One example of this is a team of people, lead by Breashear, that were climbing Mount Everest to do an IMAX video. They were at Camp 111 some 24, 500 feet up the mountain. As they looked down, 3,000 feet below them, there was a group of 50 climbers heading their way. He had spent an entire year planning every aspect of this trip and his investors had spent millions of dollars to make this trip successful. Their goal was to get the best film shots of the journey to the summit and to bring everyone, safely, back down the mountain. As he was getting ready for the day’s journey and saw those 50 people coming up the mountain. His productive paranoia started to kick in.
Productive paranoia number one – build cash reserves or buffers in case something goes wrong. He knew that he had this one licked. He had prepared for this climb a year before the actual climb. He had enough gear and reserves, oxygen canisters, to make it through almost anything or any delay. He felt comfortable with the first stage of paranoia.
Productive paranoia number two – bound risk = death line risk, asymmetric risk, and uncontrollable risk. This is the one that really mad him nervous because all three risk were evident. What if a storm comes up and gives those 50 climbers time catch up with him, what if all those climbers are at the summit at the same time, what if they need to get down the mountain fast but these inexperienced climbers are in their way, what if the weight of all these climbers pulls out the anchors, what if he cant get the shots he wants because there are so many climbers on the mountain – he met with his team and after thinking through they decided to climb down to base camp and ascend after the mountain had cleared. Key point – they could do that because Breashear brought enough reserves in case something went wrong. He was productively paranoid.
Productive paranoia number three – Zoom out then Zoom in and remain aware to changing conditions and respond effectively. This was the process he went through. Zoom out – the mountain has changed and is different then what he expected ( unusual amount of climbers ) Zoom in – new plan. We have enough reserves and funding to wait it out and still get the shots we want.
There are many examples of companies that survived because they had a productive paranoia through process.

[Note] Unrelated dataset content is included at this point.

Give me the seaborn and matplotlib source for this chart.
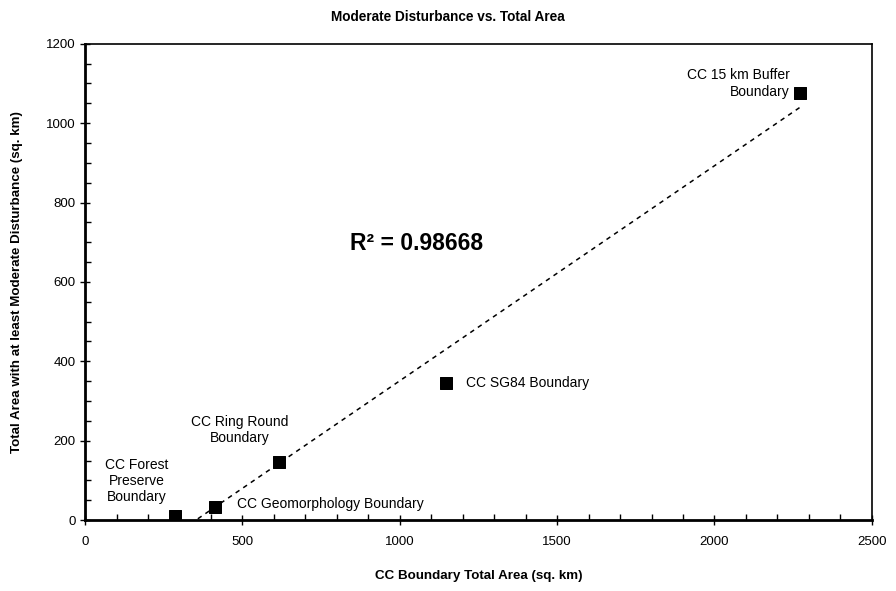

Southwest Airlines also went though this process and when 911 happened they were the only airline to turn a profit because they had planned for the worst.
Do you have enough money set aside in case something breaks in the house?
Do I have a budget so I can make sure the money I need to run my business is there?
Am I teaching my kids to say no to drugs before some one else ask them to try them?
The goal I am about to run for, do I have another plan in case something changes on the journey?
What if our house doesn’t go up in value?
What if the stock market takes another big drop?
What if gas prices go up another dollar?
We can apply this same thought process, not to slow us down or get stuck in the mud, but just to be ready in case something does happen. This is how the great companies not only have survived but thrived during changes in the economy, changes in regulations or new competition.